▼▼▼

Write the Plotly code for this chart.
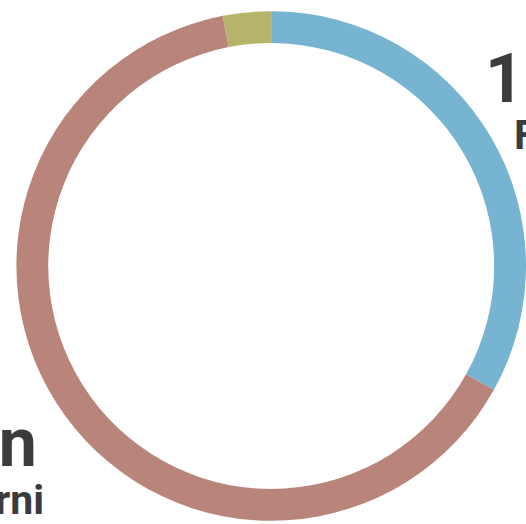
import plotly.graph_objects as go

labels = ["Famiglie", "Esterni", "Altro"]
values = [19, 36.7, 1.75]
colors = ["#76b4d2", "#b9847a", "#b6b46b"]

big_texts = ["19 mln", "37 mln"]
small_texts = ["Famiglie", "Esterni"]

W, H = 526, 524
cx, cy = 271.2, 266
r = 254.8

fig = go.Figure(go.Pie(
    labels=labels,
    values=values,
    hole=0.875,
    sort=False,
    direction="clockwise",
    rotation=0,
    marker=dict(colors=colors, line=dict(width=0)),
    textinfo="none",
    hoverinfo="label+value",
    showlegend=False,
    domain=dict(x=[(cx - r) / W, min(1.0, (cx + r) / W)],
                y=[1 - (cy + r) / H, 1 - (cy - r) / H]),
))

FAM = "Roboto, Inter, sans-serif"
font_big = dict(family=FAM, size=68, color="#3b3b3b", weight="bold")
font_small = dict(family=FAM, size=41, color="#3b3b3b", weight="bold")


def px(x):
    return x / W


def py(y):
    return 1 - y / H


fig.add_annotation(text=big_texts[0], x=px(483), y=py(120.6), xref="paper", yref="paper",
                   xanchor="left", yanchor="bottom", showarrow=False, font=font_big)
fig.add_annotation(text=small_texts[0], x=px(511.5), y=py(161), xref="paper", yref="paper",
                   xanchor="left", yanchor="bottom", showarrow=False, font=font_small)
fig.add_annotation(text=big_texts[1], x=px(38.5), y=py(484.6), xref="paper", yref="paper",
                   xanchor="right", yanchor="bottom", showarrow=False, font=font_big)
fig.add_annotation(text=small_texts[1], x=px(45.5), y=py(526), xref="paper", yref="paper",
                   xanchor="right", yanchor="bottom", showarrow=False, font=font_small)

fig.update_layout(
    width=W, height=H,
    margin=dict(l=0, r=0, t=0, b=0),
    paper_bgcolor="white",
    plot_bgcolor="white",
)

fig.write_html("out.html",
               config={"displayModeBar": False},
               post_script="document.body.style.margin='0';document.documentElement.style.overflow='hidden';")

▲▲▲

> **WHAT TO PRODUCE**: Every line should be retyped exactly, with the pictures omitted.

> **ANSWER TO THE TASK**:
Write the Plotly code for this chart.
import plotly.graph_objects as go

labels = ["Famiglie", "Esterni", "Altro"]
values = [19, 36.7, 1.75]
colors = ["#76b4d2", "#b9847a", "#b6b46b"]

big_texts = ["19 mln", "37 mln"]
small_texts = ["Famiglie", "Esterni"]

W, H = 526, 524
cx, cy = 271.2, 266
r = 254.8

fig = go.Figure(go.Pie(
    labels=labels,
    values=values,
    hole=0.875,
    sort=False,
    direction="clockwise",
    rotation=0,
    marker=dict(colors=colors, line=dict(width=0)),
    textinfo="none",
    hoverinfo="label+value",
    showlegend=False,
    domain=dict(x=[(cx - r) / W, min(1.0, (cx + r) / W)],
                y=[1 - (cy + r) / H, 1 - (cy - r) / H]),
))

FAM = "Roboto, Inter, sans-serif"
font_big = dict(family=FAM, size=68, color="#3b3b3b", weight="bold")
font_small = dict(family=FAM, size=41, color="#3b3b3b", weight="bold")


def px(x):
    return x / W


def py(y):
    return 1 - y / H


fig.add_annotation(text=big_texts[0], x=px(483), y=py(120.6), xref="paper", yref="paper",
                   xanchor="left", yanchor="bottom", showarrow=False, font=font_big)
fig.add_annotation(text=small_texts[0], x=px(511.5), y=py(161), xref="paper", yref="paper",
                   xanchor="left", yanchor="bottom", showarrow=False, font=font_small)
fig.add_annotation(text=big_texts[1], x=px(38.5), y=py(484.6), xref="paper", yref="paper",
                   xanchor="right", yanchor="bottom", showarrow=False, font=font_big)
fig.add_annotation(text=small_texts[1], x=px(45.5), y=py(526), xref="paper", yref="paper",
                   xanchor="right", yanchor="bottom", showarrow=False, font=font_small)

fig.update_layout(
    width=W, height=H,
    margin=dict(l=0, r=0, t=0, b=0),
    paper_bgcolor="white",
    plot_bgcolor="white",
)

fig.write_html("out.html",
               config={"displayModeBar": False},
               post_script="document.body.style.margin='0';document.documentElement.style.overflow='hidden';")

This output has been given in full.